DIRECTIVE: Copy every line with the string "that" in it.

# # # # # # #

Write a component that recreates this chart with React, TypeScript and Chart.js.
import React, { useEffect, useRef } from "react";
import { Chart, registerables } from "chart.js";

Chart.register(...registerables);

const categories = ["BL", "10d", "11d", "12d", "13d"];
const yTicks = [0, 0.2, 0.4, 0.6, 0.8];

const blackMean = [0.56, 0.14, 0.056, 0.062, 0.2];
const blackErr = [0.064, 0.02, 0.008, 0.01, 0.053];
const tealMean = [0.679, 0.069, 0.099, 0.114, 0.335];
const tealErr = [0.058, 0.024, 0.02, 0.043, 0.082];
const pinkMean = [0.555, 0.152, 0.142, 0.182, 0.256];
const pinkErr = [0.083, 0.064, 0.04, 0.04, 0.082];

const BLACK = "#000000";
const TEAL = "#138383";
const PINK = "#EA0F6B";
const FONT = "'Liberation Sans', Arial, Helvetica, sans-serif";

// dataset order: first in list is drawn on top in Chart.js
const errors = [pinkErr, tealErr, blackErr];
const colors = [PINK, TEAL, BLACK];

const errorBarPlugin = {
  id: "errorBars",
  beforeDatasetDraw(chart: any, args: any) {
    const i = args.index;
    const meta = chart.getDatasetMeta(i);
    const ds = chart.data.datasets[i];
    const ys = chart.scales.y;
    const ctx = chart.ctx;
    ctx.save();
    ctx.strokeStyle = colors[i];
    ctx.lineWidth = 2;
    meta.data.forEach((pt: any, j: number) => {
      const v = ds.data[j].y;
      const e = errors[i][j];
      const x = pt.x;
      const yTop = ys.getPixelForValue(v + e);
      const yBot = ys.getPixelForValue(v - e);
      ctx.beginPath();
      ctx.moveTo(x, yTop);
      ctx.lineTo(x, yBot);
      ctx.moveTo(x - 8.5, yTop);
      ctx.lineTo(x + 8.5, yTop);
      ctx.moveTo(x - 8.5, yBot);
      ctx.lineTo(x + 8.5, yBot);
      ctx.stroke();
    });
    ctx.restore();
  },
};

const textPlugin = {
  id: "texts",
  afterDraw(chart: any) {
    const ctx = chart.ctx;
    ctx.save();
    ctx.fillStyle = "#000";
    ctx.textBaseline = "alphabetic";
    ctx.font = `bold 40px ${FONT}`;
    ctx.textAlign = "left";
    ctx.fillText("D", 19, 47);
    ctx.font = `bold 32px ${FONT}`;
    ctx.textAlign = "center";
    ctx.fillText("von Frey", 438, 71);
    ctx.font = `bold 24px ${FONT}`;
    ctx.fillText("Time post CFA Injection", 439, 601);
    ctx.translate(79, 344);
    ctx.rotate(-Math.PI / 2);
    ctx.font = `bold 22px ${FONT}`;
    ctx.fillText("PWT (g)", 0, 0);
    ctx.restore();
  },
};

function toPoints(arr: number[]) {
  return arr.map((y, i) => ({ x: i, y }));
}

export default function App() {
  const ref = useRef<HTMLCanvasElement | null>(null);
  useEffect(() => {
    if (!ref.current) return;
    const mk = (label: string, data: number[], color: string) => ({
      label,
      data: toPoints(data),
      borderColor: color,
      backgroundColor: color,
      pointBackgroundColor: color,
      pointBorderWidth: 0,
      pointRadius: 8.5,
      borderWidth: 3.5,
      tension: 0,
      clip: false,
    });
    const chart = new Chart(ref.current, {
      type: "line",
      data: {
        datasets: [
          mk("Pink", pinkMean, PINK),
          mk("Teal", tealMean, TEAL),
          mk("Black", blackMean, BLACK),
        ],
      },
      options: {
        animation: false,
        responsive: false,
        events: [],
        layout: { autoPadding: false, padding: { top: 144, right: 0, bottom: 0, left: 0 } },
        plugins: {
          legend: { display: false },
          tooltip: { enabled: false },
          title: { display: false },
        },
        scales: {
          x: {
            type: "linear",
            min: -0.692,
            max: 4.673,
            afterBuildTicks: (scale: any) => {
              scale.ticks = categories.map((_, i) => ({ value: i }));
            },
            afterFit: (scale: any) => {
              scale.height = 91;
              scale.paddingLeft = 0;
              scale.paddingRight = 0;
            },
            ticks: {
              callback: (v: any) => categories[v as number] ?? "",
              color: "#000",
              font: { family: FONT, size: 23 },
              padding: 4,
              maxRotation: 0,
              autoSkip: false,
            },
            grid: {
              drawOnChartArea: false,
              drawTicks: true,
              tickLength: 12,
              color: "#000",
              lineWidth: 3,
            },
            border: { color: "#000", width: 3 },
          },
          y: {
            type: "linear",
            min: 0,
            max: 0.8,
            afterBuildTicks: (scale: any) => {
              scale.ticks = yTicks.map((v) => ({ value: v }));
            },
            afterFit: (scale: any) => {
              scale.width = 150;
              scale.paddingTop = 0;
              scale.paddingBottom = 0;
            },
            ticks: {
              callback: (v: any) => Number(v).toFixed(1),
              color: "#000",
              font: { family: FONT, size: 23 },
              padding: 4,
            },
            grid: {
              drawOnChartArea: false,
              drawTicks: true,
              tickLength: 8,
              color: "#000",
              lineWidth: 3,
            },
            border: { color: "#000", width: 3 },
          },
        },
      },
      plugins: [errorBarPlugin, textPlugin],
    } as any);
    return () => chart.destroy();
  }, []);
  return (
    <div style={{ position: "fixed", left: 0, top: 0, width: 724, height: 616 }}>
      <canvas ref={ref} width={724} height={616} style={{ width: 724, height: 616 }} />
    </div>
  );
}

# # # # # # #

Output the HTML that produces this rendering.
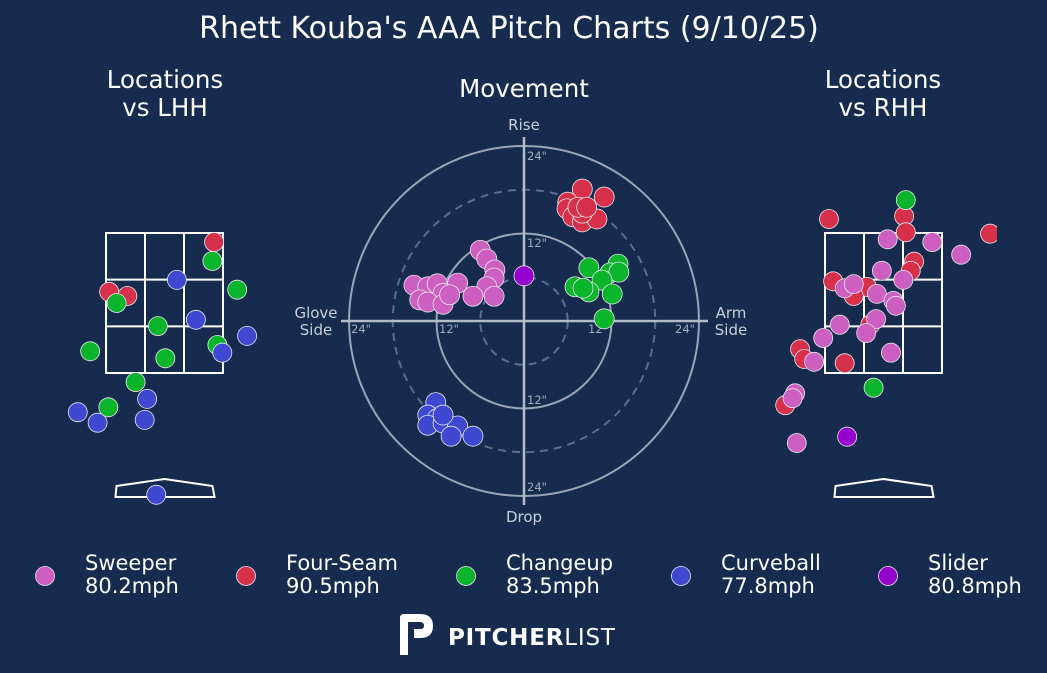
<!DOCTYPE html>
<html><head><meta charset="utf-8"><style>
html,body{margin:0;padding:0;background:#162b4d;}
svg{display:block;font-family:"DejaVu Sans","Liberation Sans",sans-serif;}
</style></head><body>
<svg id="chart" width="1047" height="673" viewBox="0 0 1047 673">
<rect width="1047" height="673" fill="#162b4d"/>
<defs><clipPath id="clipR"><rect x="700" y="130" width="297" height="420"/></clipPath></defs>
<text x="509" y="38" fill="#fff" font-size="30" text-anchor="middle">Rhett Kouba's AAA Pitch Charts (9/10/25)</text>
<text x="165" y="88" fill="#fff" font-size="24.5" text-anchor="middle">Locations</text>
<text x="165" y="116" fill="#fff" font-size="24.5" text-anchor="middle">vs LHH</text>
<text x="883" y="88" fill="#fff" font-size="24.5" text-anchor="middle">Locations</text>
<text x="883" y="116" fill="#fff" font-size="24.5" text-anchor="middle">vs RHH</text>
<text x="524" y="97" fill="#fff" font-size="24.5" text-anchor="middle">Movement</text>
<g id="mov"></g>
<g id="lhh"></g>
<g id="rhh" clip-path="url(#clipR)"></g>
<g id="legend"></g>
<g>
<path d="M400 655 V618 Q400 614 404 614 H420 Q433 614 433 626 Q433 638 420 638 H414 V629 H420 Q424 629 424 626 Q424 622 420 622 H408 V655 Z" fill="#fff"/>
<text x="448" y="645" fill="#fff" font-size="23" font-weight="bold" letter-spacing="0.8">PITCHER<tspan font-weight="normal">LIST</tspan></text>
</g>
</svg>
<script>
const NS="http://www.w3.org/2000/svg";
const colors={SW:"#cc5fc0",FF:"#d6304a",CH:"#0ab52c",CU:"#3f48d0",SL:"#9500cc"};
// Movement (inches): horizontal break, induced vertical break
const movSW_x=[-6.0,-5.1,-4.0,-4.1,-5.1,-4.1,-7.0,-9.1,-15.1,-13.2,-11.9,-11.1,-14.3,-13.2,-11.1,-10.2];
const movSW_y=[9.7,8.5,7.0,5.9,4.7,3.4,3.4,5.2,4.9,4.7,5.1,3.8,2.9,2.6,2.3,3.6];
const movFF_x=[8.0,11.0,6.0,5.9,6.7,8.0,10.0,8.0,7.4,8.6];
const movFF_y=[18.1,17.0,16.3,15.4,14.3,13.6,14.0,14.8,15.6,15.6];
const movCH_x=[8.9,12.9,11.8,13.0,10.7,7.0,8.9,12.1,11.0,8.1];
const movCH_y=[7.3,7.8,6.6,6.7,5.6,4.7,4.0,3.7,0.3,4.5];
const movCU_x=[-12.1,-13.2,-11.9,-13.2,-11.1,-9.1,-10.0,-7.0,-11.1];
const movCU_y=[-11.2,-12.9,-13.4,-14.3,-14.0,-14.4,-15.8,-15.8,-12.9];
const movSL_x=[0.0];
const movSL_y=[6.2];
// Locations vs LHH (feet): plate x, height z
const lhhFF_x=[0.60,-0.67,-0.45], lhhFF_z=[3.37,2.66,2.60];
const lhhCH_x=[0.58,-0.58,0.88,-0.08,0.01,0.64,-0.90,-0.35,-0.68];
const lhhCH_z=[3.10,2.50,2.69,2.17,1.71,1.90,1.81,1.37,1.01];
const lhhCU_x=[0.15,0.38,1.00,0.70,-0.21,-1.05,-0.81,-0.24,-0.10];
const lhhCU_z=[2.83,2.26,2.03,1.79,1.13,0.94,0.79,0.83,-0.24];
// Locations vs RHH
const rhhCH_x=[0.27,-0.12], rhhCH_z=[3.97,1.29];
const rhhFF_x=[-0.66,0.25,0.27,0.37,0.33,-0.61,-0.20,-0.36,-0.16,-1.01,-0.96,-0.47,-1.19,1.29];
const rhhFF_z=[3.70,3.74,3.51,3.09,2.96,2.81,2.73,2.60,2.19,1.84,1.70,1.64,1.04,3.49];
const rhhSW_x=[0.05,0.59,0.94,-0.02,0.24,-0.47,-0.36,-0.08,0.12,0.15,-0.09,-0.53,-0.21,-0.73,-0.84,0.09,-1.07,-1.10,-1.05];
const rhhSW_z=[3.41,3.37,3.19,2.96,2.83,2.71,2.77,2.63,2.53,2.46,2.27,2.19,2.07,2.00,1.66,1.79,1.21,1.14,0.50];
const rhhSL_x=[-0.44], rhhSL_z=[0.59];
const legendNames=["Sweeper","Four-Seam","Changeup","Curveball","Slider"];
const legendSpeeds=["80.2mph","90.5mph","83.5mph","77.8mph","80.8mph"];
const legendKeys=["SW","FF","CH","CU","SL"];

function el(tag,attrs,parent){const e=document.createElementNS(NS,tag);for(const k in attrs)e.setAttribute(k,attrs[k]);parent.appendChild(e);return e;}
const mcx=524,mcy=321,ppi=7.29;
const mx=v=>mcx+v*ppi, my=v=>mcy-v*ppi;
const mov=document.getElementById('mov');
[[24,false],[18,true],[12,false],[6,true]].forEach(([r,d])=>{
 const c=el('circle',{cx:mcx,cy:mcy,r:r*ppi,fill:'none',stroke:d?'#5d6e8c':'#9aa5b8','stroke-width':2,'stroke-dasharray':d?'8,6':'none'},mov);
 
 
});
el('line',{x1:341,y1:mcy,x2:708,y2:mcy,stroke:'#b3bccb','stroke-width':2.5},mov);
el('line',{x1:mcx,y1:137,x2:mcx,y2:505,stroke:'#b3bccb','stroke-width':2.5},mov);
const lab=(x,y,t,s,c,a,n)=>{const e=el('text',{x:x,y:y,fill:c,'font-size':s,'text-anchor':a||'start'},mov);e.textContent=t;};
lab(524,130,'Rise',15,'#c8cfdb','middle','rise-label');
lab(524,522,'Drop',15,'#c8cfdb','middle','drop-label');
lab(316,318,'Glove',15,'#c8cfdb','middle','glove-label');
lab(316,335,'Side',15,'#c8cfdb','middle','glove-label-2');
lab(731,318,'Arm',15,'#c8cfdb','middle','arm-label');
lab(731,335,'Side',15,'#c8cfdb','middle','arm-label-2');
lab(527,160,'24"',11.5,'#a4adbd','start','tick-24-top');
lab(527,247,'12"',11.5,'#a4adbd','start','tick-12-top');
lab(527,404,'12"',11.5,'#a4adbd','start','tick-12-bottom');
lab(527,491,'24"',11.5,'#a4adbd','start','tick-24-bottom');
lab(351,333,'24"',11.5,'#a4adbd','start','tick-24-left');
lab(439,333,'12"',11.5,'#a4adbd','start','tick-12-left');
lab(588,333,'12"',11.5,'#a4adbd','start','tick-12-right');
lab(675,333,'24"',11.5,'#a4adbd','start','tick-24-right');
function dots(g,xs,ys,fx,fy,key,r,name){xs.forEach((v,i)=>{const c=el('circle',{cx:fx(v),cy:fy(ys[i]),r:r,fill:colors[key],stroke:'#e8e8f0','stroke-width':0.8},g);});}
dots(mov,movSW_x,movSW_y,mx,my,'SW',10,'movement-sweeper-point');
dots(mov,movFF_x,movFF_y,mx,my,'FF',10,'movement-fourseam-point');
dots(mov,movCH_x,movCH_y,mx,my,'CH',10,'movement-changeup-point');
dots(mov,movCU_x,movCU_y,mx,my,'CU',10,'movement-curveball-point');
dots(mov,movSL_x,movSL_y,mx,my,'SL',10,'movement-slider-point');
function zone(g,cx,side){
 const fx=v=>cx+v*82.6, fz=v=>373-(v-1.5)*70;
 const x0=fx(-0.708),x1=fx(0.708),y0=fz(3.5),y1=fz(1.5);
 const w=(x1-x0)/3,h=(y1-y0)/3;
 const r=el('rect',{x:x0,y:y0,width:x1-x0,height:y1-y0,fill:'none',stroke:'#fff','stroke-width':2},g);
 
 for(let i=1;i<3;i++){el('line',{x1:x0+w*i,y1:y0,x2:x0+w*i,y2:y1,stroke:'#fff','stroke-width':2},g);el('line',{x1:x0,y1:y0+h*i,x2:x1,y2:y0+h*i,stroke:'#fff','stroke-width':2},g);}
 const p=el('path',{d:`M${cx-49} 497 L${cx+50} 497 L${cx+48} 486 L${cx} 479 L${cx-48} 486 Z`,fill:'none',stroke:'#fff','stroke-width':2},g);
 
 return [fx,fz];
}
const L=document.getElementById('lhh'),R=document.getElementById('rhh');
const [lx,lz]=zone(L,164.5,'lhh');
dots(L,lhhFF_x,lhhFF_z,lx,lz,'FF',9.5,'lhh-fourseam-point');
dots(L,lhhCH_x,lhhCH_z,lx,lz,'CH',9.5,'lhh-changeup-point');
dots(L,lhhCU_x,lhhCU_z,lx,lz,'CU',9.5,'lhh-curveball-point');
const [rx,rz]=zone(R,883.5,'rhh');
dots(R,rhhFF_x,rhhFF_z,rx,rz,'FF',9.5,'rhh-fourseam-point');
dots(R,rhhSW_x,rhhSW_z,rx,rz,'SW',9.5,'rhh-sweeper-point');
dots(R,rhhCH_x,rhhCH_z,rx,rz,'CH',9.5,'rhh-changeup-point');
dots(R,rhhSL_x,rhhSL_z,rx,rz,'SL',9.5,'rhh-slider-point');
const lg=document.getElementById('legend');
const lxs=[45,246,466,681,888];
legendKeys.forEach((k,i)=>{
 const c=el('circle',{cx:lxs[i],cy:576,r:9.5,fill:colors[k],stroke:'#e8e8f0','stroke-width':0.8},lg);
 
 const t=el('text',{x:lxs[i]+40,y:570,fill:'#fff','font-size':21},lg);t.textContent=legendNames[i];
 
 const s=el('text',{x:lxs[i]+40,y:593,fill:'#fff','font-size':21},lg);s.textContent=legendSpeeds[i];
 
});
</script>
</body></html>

# # # # # # #

ANSWER FOR THE TASK:
Write a component that recreates this chart with React, TypeScript and Chart.js.
Output the HTML that produces this rendering.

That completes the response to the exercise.